Deadly Meningitis Trial: Ex-pharmacy head convicted of fraud, not guilty of murder
Barry Cadden was found guilty of racketeering and fraud.
-- A once-prominent drug executive was convicted today of racketeering and fraud but acquitted of murder for his role running the company that allegedly produced contaminated medicine that caused a deadly outbreak of infections including meningitis in 2012.
The jury today returned a mixed verdict in the trial of 50-year-old Barry Cadden, the former president and co-founder of the Boston-based New England Compounding Center, finding him guilty of racketeering and mail fraud but acquitting him on all 25 counts of second-degree murder.
Cadden was accused by the government of creating a public health crisis as head of the NECC, where prosecutors said shoddy practices and unsanitary conditions doomed hundreds of people for whom the company produced drugs.
The government says a total of 753 people across the country were stricken in 2012 with an epidemic of infections, including meningitis, after receiving contaminated steroid injections produced by Cadden’s company, and 64 of them died.
One of those sickened with meningitis was 44-year-old Patricia Schmiedeknecht of Rhode Island, who told ABC News she still suffers from intense pain and continuous sickness five years later.
“I cry and I get angry,” she said. “My physical life is much different. I don’t have the energy that I used to. I feel extra pain. I have head pain.”
When investigators went to the NECC, they say they found filth, rusted equipment and insects in a facility turning out batches of contaminated medicine.
And as part of his alleged scheme to cut corners, prosecutors said Cadden created phony lists of patients, using names of people who were not customers, including Donald Trump, Calvin Klein and Jennifer Lopez, in order to be considered a pharmacy with clients instead of a drug manufacturer, which is held to a higher standard.
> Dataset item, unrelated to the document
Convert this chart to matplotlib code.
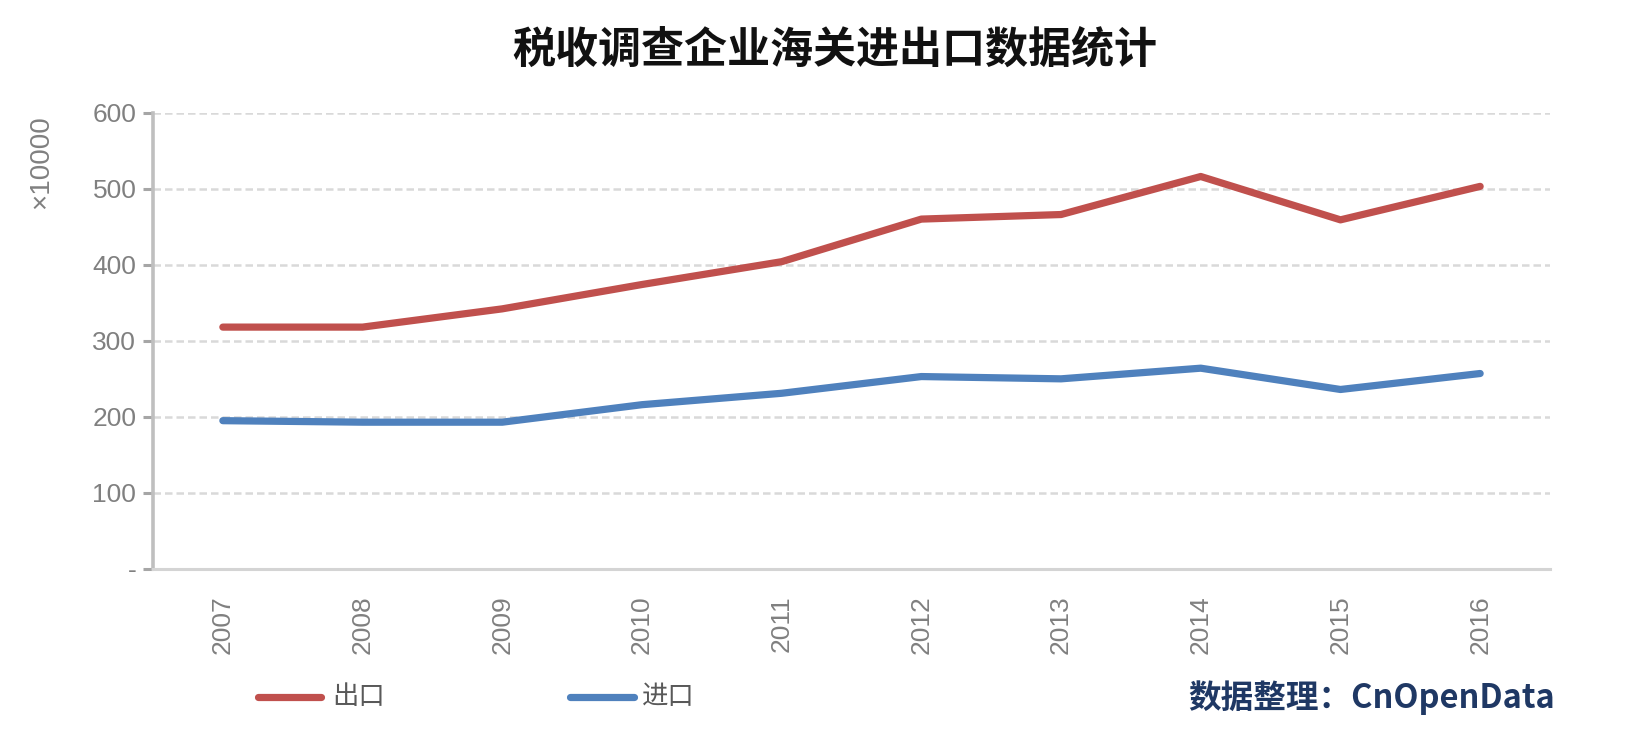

During the trial, the prosecution also showed videos of Cadden telling his employees not to worry about state health inspectors.
“How can they come in and inspect me?” Cadden said in one training video. “They don’t even know what they’re looking at. They have no clue.”
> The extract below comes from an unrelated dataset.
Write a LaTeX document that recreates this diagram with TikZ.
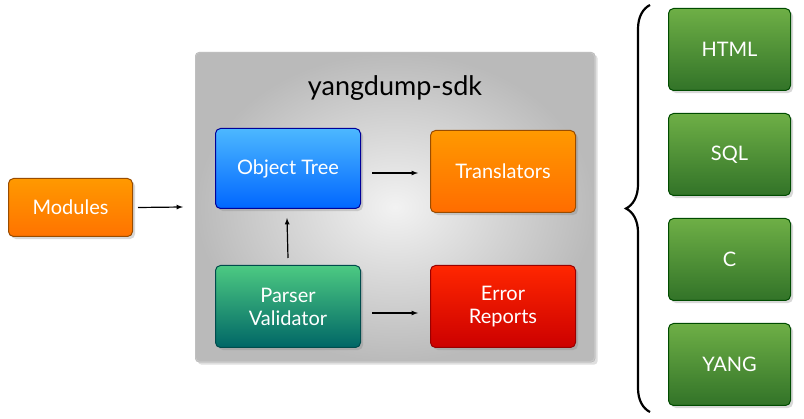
\documentclass[tikz,border=0pt]{standalone}
\usepackage{fontspec}
\setmainfont{Lato}
\usetikzlibrary{decorations.pathreplacing,shadows}
\begin{document}
\begin{tikzpicture}[x=1pt,y=-1pt,
  box/.style={rounded corners=5pt,draw=#1!60!black,line width=1pt,minimum height=80pt,minimum width=145pt,text=white,font=\fontsize{20}{23}\selectfont,align=center,anchor=north west,drop shadow={opacity=0.3}},
  arr/.style={-latex,line width=1.2pt}]
\useasboundingbox (0,0) rectangle (804,419);
\fill[white] (0,0) rectangle (804,419);
\node[rounded corners=4pt,fill=black!22,draw=black!30,minimum width=400pt,minimum height=310pt,anchor=north west,inner sep=0,drop shadow={opacity=0.25}] (sdk) at (195,52) {};
\shade[inner color=black!5,outer color=black!27,rounded corners=4pt] (196,53) rectangle (594,361);
\node[font=\fontsize{27}{30}\selectfont] (title) at (395,88) {yangdump-sdk};
\node[box=orange,top color=orange!80!yellow,bottom color=orange!90!red,minimum width=124pt,minimum height=58pt] (mod) at (8,178) {Modules};
\node[box=blue,top color=cyan!60!blue!70,bottom color=blue!60!cyan] (obj) at (215,128) {Object Tree};
\node[box=orange,top color=orange!80!yellow,bottom color=orange!85!red,minimum height=82pt] (tr) at (430,130) {Translators};
\node[box=teal,top color=teal!60!green!70,bottom color=teal!80!black,minimum height=82pt] (par) at (215,265) {Parser\\Validator};
\node[box=red,top color=red!70!orange,bottom color=red!80!black,minimum height=82pt] (err) at (430,265) {Error\\Reports};
\foreach \n/\t/\y in {h/HTML/8,s/SQL/113,c/C/218,y/YANG/323}
  \node[box=green!50!black,top color={rgb,255:red,110;green,175;blue,70},bottom color={rgb,255:red,50;green,115;blue,40},minimum width=122pt,minimum height=82pt] (\n) at (668,\y) {\t};
\draw[arr] (mod.east)++(5,0) -- (183,207);
\draw[arr] (372,173) -- (418,173);
\draw[arr] (par.north)++(0,-7) -- (287,218);
\draw[arr] (372,313) -- (418,313);
\coordinate (bt) at (650,5);
\coordinate (bb) at (650,412);
\draw[line width=2.2pt,decorate,decoration={brace,amplitude=24pt}] (bb) -- (bt);
\end{tikzpicture}
\end{document}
Cadden’s laywer Bruce Singal called it a “disgrace” that Cadden had faced any murder charges.
“We said from Day one of this case that these murder charges were unjust, unwarranted, and unproveable and we are pleased that today’s verdict vindicates Barry on them,” Singal told ABC News.
Cadden remains free on bail while awaiting his sentencing, which is set for June 21.
Kathy Pugh, whose now-deceased mother was sickened for years before ultimately succumbing to health complications from the tainted medication, called on the judge to impose a harsh sentence.
“If he gives Barry Cadden maximum time, he will send a signal to other CEOs of major companies, whether it’s pharmaceutical, automotive, or whatever,” she said. “It will send a signal that they can’t get away with this.”